Non-leptonic decays in an extended chiral quark model

TL;DR

This paper models nonfactorizable amplitudes in B meson decays using an extended chiral quark model combined with effective theories, showing suppression consistent with QCD and potential agreement with experimental data.

Contribution

It introduces a novel approach combining Large Energy Effective Theory with extended chiral quark models to calculate nonfactorizable decay amplitudes.

Findings

Calculated amplitude suppressed by Λ_QCD/m_b as expected from QCD.

Model can match experimental values with reasonable parameter choices.
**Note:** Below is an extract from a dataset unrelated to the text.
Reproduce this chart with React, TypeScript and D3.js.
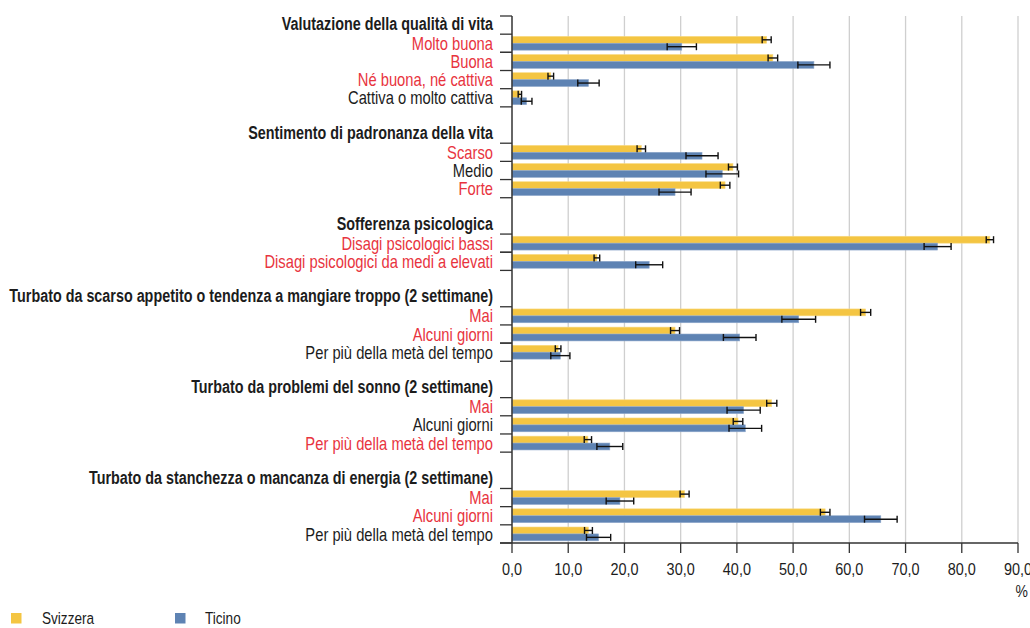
import React from "react";
import * as d3 from "d3";

// Rows of the chart, top to bottom: section headings, categories and blank spacers.
const rowLabels: string[] = [
  "Valutazione della qualità di vita",
  "Molto buona",
  "Buona",
  "Né buona, né cattiva",
  "Cattiva o molto cattiva",
  "",
  "Sentimento di padronanza della vita",
  "Scarso",
  "Medio",
  "Forte",
  "",
  "Sofferenza psicologica",
  "Disagi psicologici bassi",
  "Disagi psicologici da medi a elevati",
  "",
  "Turbato da scarso appetito o tendenza a mangiare troppo (2 settimane)",
  "Mai",
  "Alcuni giorni",
  "Per più della metà del tempo",
  "",
  "Turbato da problemi del sonno (2 settimane)",
  "Mai",
  "Alcuni giorni",
  "Per più della metà del tempo",
  "",
  "Turbato da stanchezza o mancanza di energia (2 settimane)",
  "Mai",
  "Alcuni giorni",
  "Per più della metà del tempo",
];

// Row kind: "h" heading, "c" category, "" spacer
const rowKinds: string[] = [
  "h", "c", "c", "c", "c", "",
  "h", "c", "c", "c", "",
  "h", "c", "c", "",
  "h", "c", "c", "c", "",
  "h", "c", "c", "c", "",
  "h", "c", "c", "c",
];

// Categories whose difference is significant are printed in red
const highlighted: boolean[] = [
  false, true, true, true, false, false,
  false, true, false, true, false,
  false, true, true, false,
  false, true, true, false, false,
  false, true, false, true, false,
  false, true, true, false,
];

// Percentages (null for headings and spacers)
const svizzera: (number | null)[] = [
  null, 45.3, 46.4, 6.9, 1.4, null,
  null, 23.0, 39.3, 37.9, null,
  null, 85.0, 15.1, null,
  null, 62.9, 29.0, 8.2, null,
  null, 46.2, 40.2, 13.5, null,
  null, 30.7, 55.7, 13.6,
];
const svizzeraErr: (number | null)[] = [
  null, 0.8, 0.85, 0.5, 0.3, null,
  null, 0.75, 0.8, 0.85, null,
  null, 0.65, 0.5, null,
  null, 0.9, 0.8, 0.5, null,
  null, 0.9, 0.85, 0.65, null,
  null, 0.8, 0.85, 0.7,
];
const ticino: (number | null)[] = [
  null, 30.2, 53.7, 13.6, 2.6, null,
  null, 33.8, 37.4, 29.0, null,
  null, 75.7, 24.4, null,
  null, 51.0, 40.5, 8.6, null,
  null, 41.2, 41.5, 17.4, null,
  null, 19.2, 65.6, 15.4,
];
const ticinoErr: (number | null)[] = [
  null, 2.6, 2.85, 1.9, 0.95, null,
  null, 2.85, 2.9, 2.85, null,
  null, 2.4, 2.4, null,
  null, 3.0, 2.9, 1.7, null,
  null, 2.95, 2.9, 2.3, null,
  null, 2.45, 2.9, 2.15,
];

const xTicks: number[] = [0, 10, 20, 30, 40, 50, 60, 70, 80, 90];
const seriesNames: string[] = ["Svizzera", "Ticino"];

const W = 1030;
const H = 628;
const FONT = '"Liberation Sans", Arial, sans-serif';
const NARROW = 0.82; // horizontal squeeze giving a condensed face
const YELLOW = "#F4C542";
const BLUE = "#5E83B3";
const RED = "#E8343E";
const INK = "#1c1c1c";
const fmt = (v: number) => v.toFixed(1).replace(".", ",");

type NTextProps = {
  x: number;
  y: number;
  anchor?: "start" | "middle" | "end";
  size: number;
  bold?: boolean;
  fill?: string;
  squeeze?: number;
  children: React.ReactNode;
};

// Text drawn with a condensed width
function NText({ x, y, anchor = "start", size, bold, fill = INK, squeeze = NARROW, children }: NTextProps) {
  return (
    <g transform={`translate(${x},${y}) scale(${squeeze},1)`}>
      <text x={0} y={0} textAnchor={anchor} fontSize={size} fontWeight={bold ? "bold" : "normal"} fill={fill}>
        {children}
      </text>
    </g>
  );
}

export default function App() {
  const x = d3.scaleLinear().domain([0, 90]).range([512, 1018]);
  const y = d3
    .scaleBand<number>()
    .domain(rowLabels.map((_, i) => i))
    .range([16, 543])
    .padding(0);
  const bw = y.bandwidth();
  const barH = 6.9;
  const top = 16;
  const bottom = 543;

  // tick marks sit on the boundaries of category rows
  const tickYs = new Set<number>();
  tickYs.add(top);
  rowKinds.forEach((k, i) => {
    if (k === "c") {
      tickYs.add(y(i)!);
      tickYs.add(y(i)! + bw);
    }
  });

  const errBar = (v: number, e: number, cy: number, key: string) => (
    <g key={key} stroke="#111" strokeWidth={1.4}>
      <line x1={x(v - e)} x2={x(v + e)} y1={cy} y2={cy} />
      <line x1={x(v - e)} x2={x(v - e)} y1={cy - 3.5} y2={cy + 3.5} />
      <line x1={x(v + e)} x2={x(v + e)} y1={cy - 3.5} y2={cy + 3.5} />
    </g>
  );

  return (
    <svg
      width={W}
      height={H}
      style={{ position: "absolute", left: 0, top: 0, background: "#fff" }}
      fontFamily={FONT}
    >
      {/* vertical gridlines */}
      {xTicks.slice(1).map((t) => (
        <line key={"g" + t} x1={x(t)} x2={x(t)} y1={top} y2={bottom} stroke="#cfcfcf" strokeWidth={1.3} />
      ))}

      {/* bars */}
      {rowLabels.map((_, i) => {
        const s = svizzera[i];
        const t = ticino[i];
        if (s === null || t === null) return null;
        const y0 = y(i)! + bw / 2 - barH;
        return (
          <g key={"b" + i}>
            <rect x={x(0)} y={y0} width={x(s) - x(0)} height={barH} fill={YELLOW} stroke="#F8DA84" strokeWidth={0.6} />
            <rect x={x(0)} y={y0 + barH} width={x(t) - x(0)} height={barH} fill={BLUE} stroke="#8FA8CB" strokeWidth={0.6} />
          </g>
        );
      })}

      {/* confidence intervals */}
      {rowLabels.map((_, i) => {
        const s = svizzera[i];
        const t = ticino[i];
        if (s === null || t === null) return null;
        const y0 = y(i)! + bw / 2 - barH;
        return (
          <g key={"e" + i}>
            {errBar(s, svizzeraErr[i]!, y0 + barH / 2, "es" + i)}
            {errBar(t, ticinoErr[i]!, y0 + barH * 1.5, "et" + i)}
          </g>
        );
      })}

      {/* y axis */}
      <line x1={x(0)} x2={x(0)} y1={top} y2={bottom} stroke="#333" strokeWidth={1.5} />
      {[...tickYs].map((ty) => (
        <line key={"yt" + ty} x1={x(0) - 12} x2={x(0)} y1={ty} y2={ty} stroke="#333" strokeWidth={1.3} />
      ))}
      <line x1={x(0) - 12} x2={x(90)} y1={bottom} y2={bottom} stroke="#333" strokeWidth={1.5} />

      {/* x axis ticks and labels */}
      {xTicks.map((t) => (
        <g key={"xt" + t}>
          <line x1={x(t)} x2={x(t)} y1={bottom} y2={bottom + 10} stroke="#333" strokeWidth={1.3} />
          <NText x={x(t)} y={bottom + 32} anchor="middle" size={17} squeeze={0.85}>
            {fmt(t)}
          </NText>
        </g>
      ))}
      <NText x={1028} y={597} anchor="end" size={17}>
        %
      </NText>

      {/* row labels */}
      {rowLabels.map((lab, i) => {
        if (!lab) return null;
        const isHead = rowKinds[i] === "h";
        const cy = y(i)! + bw / 2;
        return (
          <NText
            key={"l" + i}
            x={493}
            y={isHead ? cy + 4.8 : cy + 6.6}
            anchor="end"
            size={isHead ? 17.5 : 18}
            bold={isHead}
            squeeze={NARROW}
            fill={highlighted[i] ? RED : INK}
          >
            {lab}
          </NText>
        );
      })}

      {/* legend */}
      {seriesNames.map((n, k) => (
        <g key={"lg" + n} transform={`translate(${k === 0 ? 11 : 175},613)`}>
          <rect width={10.5} height={10.5} fill={k === 0 ? YELLOW : BLUE} />
          <NText x={k === 0 ? 31 : 30} y={11} size={17} squeeze={0.8}>
            {n}
          </NText>
        </g>
      ))}
    </svg>
  );
}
Amplitude sensitivity requires fine-tuning of model parameters.

Abstract

We consider the color suppressed (nonfactorizable) amplitude for the decay mode $\bar{B_{d}^0} \rightarrow \pi^0 \pi^{0} $. We treat the $b$-quark in the heavy quark limit and the energetic light ($u,d,s$) quarks within a variant of Large Energy Effective Theory combined with an extension of chiral quark models. Our calculated amplitude for $\bar{B_{d}^0} \rightarrow \pi^0 \pi^{0} $ is suppressed by a factor of order $\Lambda_{QCD}/m_b$ with respect to the factorized amplitude, as it should according to QCD-factorization. Further, for reasonable values of the (model dependent) gluon condensate and the constituent quark mass, the calculated nonfactorizable amplitude for $\bar{B_{d}^0} \rightarrow \pi^0 \pi^{0} $ can easily accomodate the experimental value. Unfortunately, the color suppressed amplitude is very sensitive to the values of these model dependent parameters. Therefore fine-tuning is necessary in order to obtain an amplitude compatible with the experimental result for $\bar{B_{d}^0} \rightarrow \pi^0 \pi^{0} $.